NATO seeks Afghan accord as it looks for new role
04 December, 2013
BRUSSELS: NATO foreign ministers were set to try on Tuesday to nail down an accord with Kabul on the alliance's new role in Afghanistan as pressing problems in Ukraine, Syria and beyond all call for attention.
The immediate issue is NATO's planned training and advisory mission in Afghanistan after it ends its biggest ever combat operation there next year, clearing the decks for leaders to set a new course for the alliance at a summit in late 2014.
Officials say the focus of the two-day meeting in Brussels is to build on NATO's active military role since the early 1990s, from the Balkans to Afghanistan and Libya, safeguarding gains in inter-operability and capability at a time when defence budgets are under strain. The aim is a NATO which remains relevant and effective in a changing world where the challenges are as much military as political and economic, threatening to boil over into conflict and social upheaval.
"We have got to ensure that we sustain NATO's military edge," a senior US official said.
"In the context of extreme budgetary constraints ... it is incumbent on us all to do more with (the money) that we have."
The 28 allies, plus NATO's partners and sometimes adversaries such as Russia, will review issues such as how to destroy Syria's chemical weapons arsenal. Missile defence, a hugely sensitive issue for Moscow, is on the agenda given US and European concerns of a threat from Iran despite the recent signing of an initial deal on its contested nuclear programme.
Relations with Ukraine and Georgia provide another difficult issue for Russian Foreign Minister Sergei Lavrov and his US counterpart Secretary of State John Kerry as NATO seeks to maintain and boost ties with former Soviet states.
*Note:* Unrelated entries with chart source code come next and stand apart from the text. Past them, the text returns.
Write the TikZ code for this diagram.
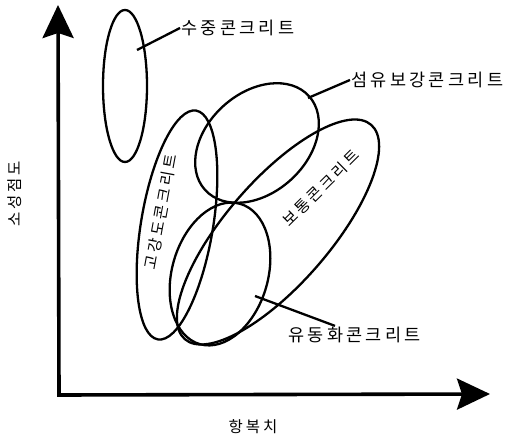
\documentclass[tikz,border=0pt]{standalone}
\usepackage{fontspec}
\newfontfamily\kr[LetterSpace=19]{Noto Sans CJK KR}
\usetikzlibrary{arrows.meta,shapes.geometric}

\begin{document}
\begin{tikzpicture}[x=1pt, y=1pt,
  oval/.style={draw, ellipse, line width=2.3pt, inner sep=0pt},
  axis/.style={line width=3.6pt, line join=miter, {Stealth[length=33pt, width=31pt, inset=5pt]}-{Stealth[length=33pt, width=31pt, inset=5pt]}},
  lead/.style={line width=2.3pt},
  lbl/.style={font=\kr\fontsize{17.5}{17.5}\selectfont, inner sep=1pt},
  inlbl/.style={font=\kr\fontsize{15.5}{15.5}\selectfont, inner sep=0pt}]
\useasboundingbox (0,0) rectangle (510,444);
% axes
\coordinate (o) at (59,49);
\coordinate (ytip) at (58,439);
\coordinate (xtip) at (490,50);
\draw[axis] (ytip) -- (o) -- (xtip);
\node[inlbl, rotate=90] (ylbl) at (15,250) {소성점도};
\node[inlbl] (xlbl) at (253,17) {항복치};
% regions
\node[oval, minimum width=44pt, minimum height=152pt] (wet) at (125,358) {};
\node[oval, minimum width=140pt, minimum height=100pt, rotate=42] (fiber) at (257,301) {};
\node[oval, minimum width=72pt, minimum height=232pt, rotate=-9.5] (high) at (177,219) {};
\node[oval, minimum width=96pt, minimum height=146pt, rotate=-16] (flow) at (220,170) {};
\node[oval, minimum width=284pt, minimum height=104pt, rotate=49] (normal) at (278,212) {};
% labels
\node[inlbl, rotate=79.5] (highlbl) at (161,232) {고강도콘크리트};
\node[inlbl, rotate=44.6] (normallbl) at (321,256) {보통콘크리트};
\node[lbl, anchor=west] (wetlbl) at (180,416) {수중콘크리트};
\node[lbl, anchor=west] (fiberlbl) at (350,364) {섬유보강콘크리트};
\node[lbl, anchor=west] (flowlbl) at (287,109) {유동화콘크리트};
\coordinate (wetpt) at (137,394);
\coordinate (fiberpt) at (308,346);
\coordinate (flowpt) at (255,148);
\draw[lead] (wetpt) -- (wetlbl.west);
\draw[lead] (fiberpt) -- (fiberlbl.west);
\draw[lead] (flowpt) -- (flowlbl.155);
\end{tikzpicture}
\end{document}
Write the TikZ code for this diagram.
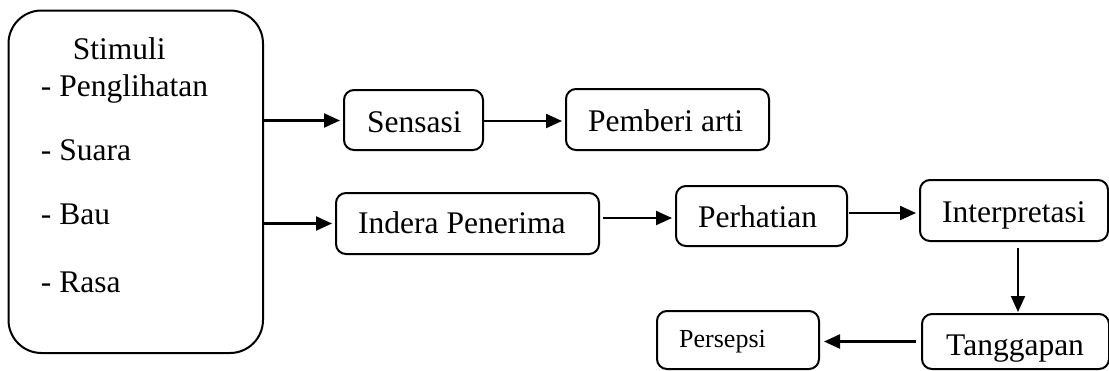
\documentclass[tikz,border=0pt]{standalone}
\usepackage{fontspec}
\setmainfont{Liberation Serif}
\usetikzlibrary{arrows.meta}
\tikzset{
  box/.style={draw, line width=2pt, rounded corners=10pt, rectangle, inner sep=0pt, anchor=north west},
  lbl/.style={anchor=base west, inner sep=0pt, font=\fontsize{31.5}{36}\selectfont},
  smalllbl/.style={anchor=base west, inner sep=0pt, font=\fontsize{26}{30}\selectfont},
  arr/.style={line width=2.2pt, -{Triangle[length=16pt,width=14pt]}, shorten >=3pt}
}
\begin{document}
\begin{tikzpicture}[x=1pt,y=-1pt]
\useasboundingbox (0,0) rectangle (1109,370);
% boxes
\node[box, rounded corners=33pt, minimum width=254.5pt, minimum height=342.5pt] (stim) at (7.5,9.5) {};
\node[box, minimum width=139pt, minimum height=60pt] (sens) at (343,89) {};
\node[box, minimum width=203pt, minimum height=61pt] (pemb) at (565,88) {};
\node[box, minimum width=263pt, minimum height=61pt] (ind) at (335,192) {};
\node[box, minimum width=171pt, minimum height=60pt] (perh) at (675,185) {};
\node[box, minimum width=188pt, minimum height=61pt] (interp) at (919,179) {};
\node[box, minimum width=187pt, minimum height=55pt] (tang) at (921,313) {};
\node[box, minimum width=162pt, minimum height=58pt] (pers) at (656,310) {};
% labels
\node[lbl] (tstim) at (72.7,59) {Stimuli};
\node[lbl] (t1) at (40.7,96.7) {- Penglihatan};
\node[lbl] (t2) at (40.7,160.7) {- Suara};
\node[lbl] (t3) at (40.7,224) {- Bau};
\node[lbl] (t4) at (40.7,292.7) {- Rasa};
\node[lbl] (tsens) at (367,132) {Sensasi};
\node[lbl] (tpemb) at (588,131.7) {Pemberi arti};
\node[lbl] (tind) at (358,233) {Indera Penerima};
\node[lbl] (tperh) at (698,227) {Perhatian};
\node[lbl] (tinterp) at (942,222) {Interpretasi};
\node[lbl] (ttang) at (946,355) {Tanggapan};
\node[smalllbl] (tpers) at (679,347) {Persepsi};
% connectors
\draw[arr] ([yshift=-0.5pt]sens.west -| stim.east) -- ([yshift=-0.5pt]sens.west);
\draw[arr] ([yshift=-1pt]sens.east) -- ([yshift=-1pt]sens.east -| pemb.west);
\draw[arr] (ind.west -| stim.east) -- (ind.west);
\draw[arr, shorten <=3pt] ([yshift=-2pt]perh.west -| ind.east) -- ([yshift=-2pt]perh.west);
\draw[arr, shorten <=1pt] ([yshift=-2.5pt]interp.west -| perh.east) -- ([yshift=-2.5pt]interp.west);
\draw[arr, shorten <=6pt, shorten >=1pt] ([xshift=4pt]interp.south) -- ([xshift=4pt]interp.south |- tang.north);
\draw[arr, shorten <=5pt, shorten >=4pt] (tang.west) -- (tang.west -| pers.east);
\end{tikzpicture}
\end{document}
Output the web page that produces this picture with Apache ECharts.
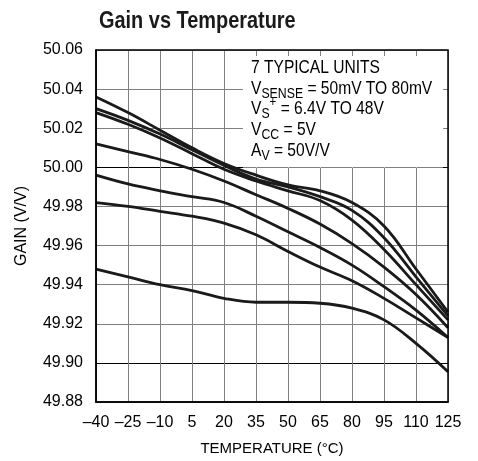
<!DOCTYPE html>
<html><head><meta charset="utf-8">
<script src="https://cdn.jsdelivr.net/npm/echarts@6/dist/echarts.min.js"></script>
<style>html,body{margin:0;padding:0;background:#fff}#c{width:478px;height:461px}</style>
</head><body><div id="c"></div>
<script>
// ---- data ----
const temps = ['–40','–25','–10','5','20','35','50','65','80','95','110','125'];
const unit1 = [50.036, 50.028, 50.019, 50.010, 50.002, 49.996, 49.991, 49.988, 49.982, 49.970, 49.948, 49.926];
const unit2 = [50.030, 50.024, 50.017, 50.009, 50.001, 49.994, 49.990, 49.985, 49.978, 49.964, 49.944, 49.924];
const unit3 = [50.028, 50.022, 50.015, 50.007, 49.999, 49.993, 49.988, 49.983, 49.973, 49.958, 49.940, 49.922];
const unit4 = [50.012, 50.008, 50.004, 49.999, 49.993, 49.986, 49.979, 49.971, 49.961, 49.949, 49.935, 49.918];
const unit5 = [49.996, 49.9915, 49.988, 49.985, 49.982, 49.975, 49.967, 49.959, 49.950, 49.939, 49.927, 49.913];
const unit6 = [49.982, 49.980, 49.9775, 49.975, 49.9715, 49.9655, 49.957, 49.949, 49.942, 49.933, 49.923, 49.913];
const unit7 = [49.948, 49.944, 49.940, 49.937, 49.933, 49.931, 49.931, 49.9305, 49.928, 49.922, 49.910, 49.8955];
const units = [unit1, unit2, unit3, unit4, unit5, unit6, unit7];
const titleText = 'Gain vs Temperature';
const xName = 'TEMPERATURE (°C)';
const yName = 'GAIN (V/V)';
const noteLines = [
  [['7 TYPICAL UNITS','n']],
  [['V','n'],['SENSE','s'],[' = 50mV TO 80mV','n']],
  [['V','n'],['S','s'],['+','p'],[' = 6.4V TO 48V','n']],
  [['V','n'],['CC','s'],[' = 5V','n']],
  [['A','n'],['V','s'],[' = 50V/V','n']]
];

// ---- layout ----
const F = "'Liberation Sans',Arial,Helvetica,sans-serif";
const NARROW = 0.82;
const G = {left:96, top:50, width:352, height:352};
const mctx = document.createElement('canvas').getContext('2d');
function tw(t, s, w){ mctx.font = (w||'normal') + ' ' + s + 'px ' + F; return mctx.measureText(t).width; }

const graphics = [];
// title (condensed look)
graphics.push({type:'text', z:5, x:99, y:21, scaleX:0.83,
  style:{text:titleText, fontSize:24, fontWeight:'bold', fontFamily:F, fill:'#1a1a1a', align:'left', verticalAlign:'middle'}});
// note box
graphics.push({type:'rect', z:1, shape:{x:243, y:56, width:200, height:111.5}, style:{fill:'#fff'}});
const baselines = [74.5, 95, 115.5, 136.5, 157];
const sizes = {n:19, s:15, p:14};
const offs = {n:0, s:4, p:-8};
noteLines.forEach((line, i) => {
  let x = 251;
  line.forEach(([t, k]) => {
    const s = sizes[k];
    const b = baselines[i] + offs[k];
    graphics.push({type:'text', z:3, x:x, y:b - 0.35*s, scaleX:NARROW,
      style:{text:t, fontSize:s, fontFamily:F, fill:'#000', align:'left', verticalAlign:'middle'}});
    x += tw(t, s) * NARROW;
  });
});
graphics.push({type:'rect', z:10, shape:{x:G.left, y:G.top, width:G.width, height:G.height},
  style:{fill:'none', stroke:'#000', lineWidth:1.5}});

const chart = echarts.init(document.getElementById('c'), null, {renderer:'canvas'});
chart.setOption({
  animation:false,
  backgroundColor:'#fff',
  grid:G,
  xAxis:{type:'category', data:temps, boundaryGap:false,
    axisLine:{lineStyle:{color:'#000', width:1.5}},
    axisTick:{show:false},
    axisLabel:{interval:0, color:'#000', fontSize:16, fontFamily:F, margin:13},
    splitLine:{show:true, interval:0, lineStyle:{color:'#808080', width:1}},
    name:xName, nameLocation:'middle', nameGap:39,
    nameTextStyle:{fontSize:15, color:'#000', fontFamily:F}},
  yAxis:{type:'value', min:49.88, max:50.06, interval:0.02,
    axisLine:{show:true, lineStyle:{color:'#000', width:1.5}},
    axisTick:{show:false},
    axisLabel:{color:'#000', fontSize:16, fontFamily:F, margin:13, formatter:v => v.toFixed(2)},
    splitLine:{show:true, lineStyle:{color:['#808080','#000','#808080','#808080','#808080'], width:1}},
    name:yName, nameLocation:'middle', nameGap:66,
    nameTextStyle:{fontSize:16, color:'#000', fontFamily:F}},
  graphic:graphics,
  series: units.map(u => ({type:'line', data:u, smooth:0.4, symbol:'none', z:2,
    lineStyle:{color:'#1a1a1a', width:2.8}}))
});
</script></body></html>
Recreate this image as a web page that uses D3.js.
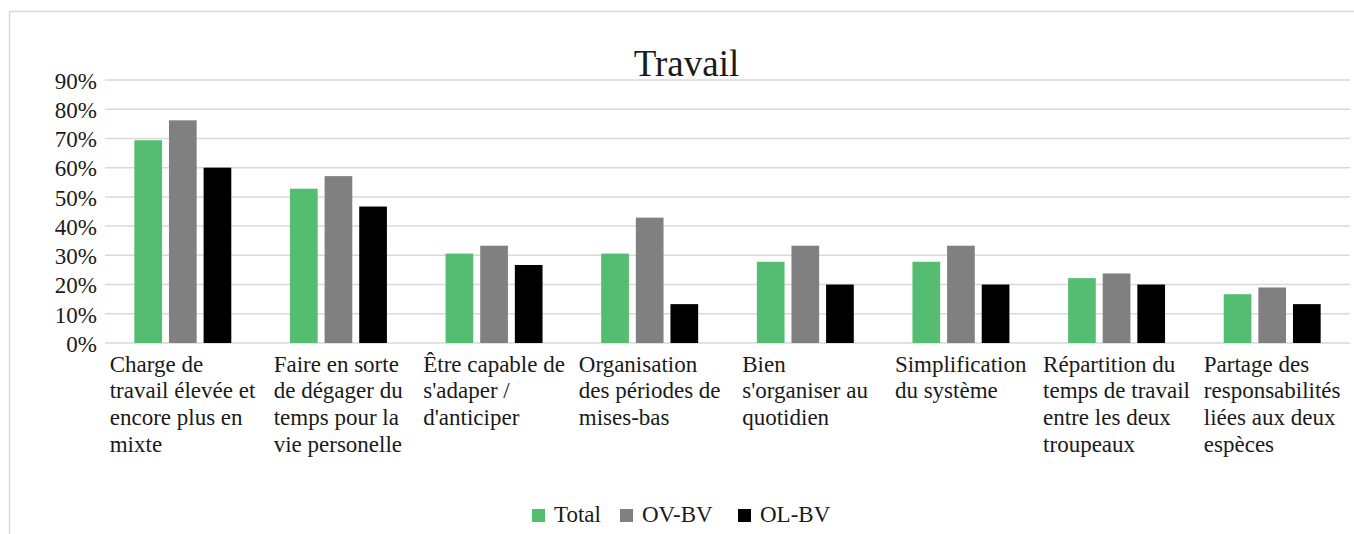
<!DOCTYPE html>
<html>
<head>
<meta charset="utf-8">
<script src="https://cdn.jsdelivr.net/npm/d3@7"></script>
<style>
  body { margin: 0; background: #fff; }
  text { font-family: "Liberation Serif", "Times New Roman", serif; fill: #1a1a1a; }
</style>
</head>
<body>
<script>
// data
const categories = [
  ["Charge de", "travail élevée et", "encore plus en", "mixte"],
  ["Faire en sorte", "de dégager du", "temps pour la", "vie personelle"],
  ["Être capable de", "s'adaper /", "d'anticiper"],
  ["Organisation", "des périodes de", "mises-bas"],
  ["Bien", "s'organiser au", "quotidien"],
  ["Simplification", "du système"],
  ["Répartition du", "temps de travail", "entre les deux", "troupeaux"],
  ["Partage des", "responsabilités", "liées aux deux", "espèces"]
];
const seriesNames = ["Total", "OV-BV", "OL-BV"];
const total = [0.694, 0.528, 0.306, 0.306, 0.278, 0.278, 0.222, 0.167];
const ovbv = [0.762, 0.571, 0.333, 0.429, 0.333, 0.333, 0.238, 0.190];
const olbv = [0.600, 0.467, 0.267, 0.133, 0.200, 0.200, 0.200, 0.133];
const yTicks = [0, 0.1, 0.2, 0.3, 0.4, 0.5, 0.6, 0.7, 0.8, 0.9];
const colors = ["#55bd72", "#808080", "#000000"];

const W = 1354, H = 534;
const svg = d3.select("body").append("svg")
    .attr("width", W)
    .attr("height", H);

// chart border
svg.append("rect")
    .attr("x", 9.5).attr("y", 11.5)
    .attr("width", 1360).attr("height", 540)
    .attr("fill", "#fff")
    .attr("stroke", "#d9d9d9")
    .attr("stroke-width", 1.5);

const plot = {left: 105, right: 1350, top: 80, bottom: 343};

const x0 = d3.scaleBand()
    .domain(d3.range(categories.length))
    .range([plot.left, plot.right])
    .paddingInner(0.377)
    .paddingOuter(0.377 / 2);

const x1 = d3.scaleBand()
    .domain(seriesNames)
    .range([0, x0.bandwidth()])
    .paddingInner(0.2);

const y = d3.scaleLinear()
    .domain([0, 0.9])
    .range([plot.bottom, plot.top]);

// gridlines
svg.append("g")
    .selectAll("line")
    .data(yTicks)
    .enter()
    .append("line")
    .attr("x1", plot.left)
    .attr("x2", plot.right)
    .attr("y1", d => y(d))
    .attr("y2", d => y(d))
    .attr("stroke", "#d9d9d9")
    .attr("stroke-width", 1.5);

// y axis labels
const yAxis = svg.append("g")
    .attr("transform", "translate(" + (plot.left - 8) + ",0)")
    .call(d3.axisLeft(y).tickValues(yTicks).tickFormat(d3.format(".0%")).tickSize(0).tickPadding(0));
yAxis.select(".domain").remove();
yAxis.selectAll("text")
    .attr("font-size", 23)
    .attr("dy", "0.36em")
    .style("font-family", "Liberation Serif, serif")
    .attr("fill", "#1a1a1a");

// bars
const series = [total, ovbv, olbv];
seriesNames.forEach((name, si) => {
  svg.append("g")
      .selectAll("rect")
      .data(series[si])
      .enter()
      .append("rect")
      .attr("x", (d, i) => x0(i) + x1(name))
      .attr("y", d => y(d))
      .attr("width", x1.bandwidth())
      .attr("height", d => y(0) - y(d))
      .attr("fill", colors[si]);
});

// category labels: wrapped lines, left aligned, block centred in the band
const catG = svg.append("g");
categories.forEach((lines, i) => {
  const g = catG.append("g");
  const t = g.append("text").attr("font-size", 23);
  lines.forEach((ln, k) => {
    t.append("tspan")
        .attr("x", 0)
        .attr("y", 371.5 + k * 26.7)
        .text(ln);
  });
  const bw = t.node().getBBox().width;
  const cx = x0(i) + x0.bandwidth() / 2;
  g.attr("transform", "translate(" + (cx - bw / 2) + ",0)");
});

// title
svg.append("text")
    .attr("x", 686.5)
    .attr("y", 76)
    .attr("text-anchor", "middle")
    .attr("font-size", 37)
    .text("Travail");

// legend
const legendX = [532, 620, 738];
const legend = svg.append("g");
seriesNames.forEach((name, i) => {
  legend.append("rect")
      .attr("x", legendX[i])
      .attr("y", 509)
      .attr("width", 13)
      .attr("height", 13)
      .attr("fill", colors[i]);
  legend.append("text")
      .attr("x", legendX[i] + 22)
      .attr("y", 522)
      .attr("font-size", 23)
      .text(name);
});
</script>
</body>
</html>
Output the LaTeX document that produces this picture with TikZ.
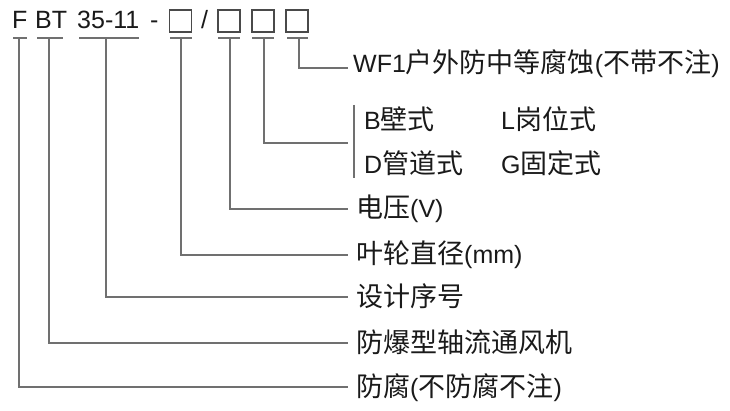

Continued and growing protests in Ukraine after the government ditched a planned association accord with the EU are likely to test ties. Following the NATO meeting, Kerry will travel to Moldova which did sign up with Brussels last week despite intense Russian pressure not to.
"We are making this brief stop to demonstrate US support for the important choice that Moldova made," the US official said. On Afghanistan, the sticking point is President Hamid Karzai who is refusing to sign a Bilateral Security Agreement with Washington until after April's presidential elections, when he stands down.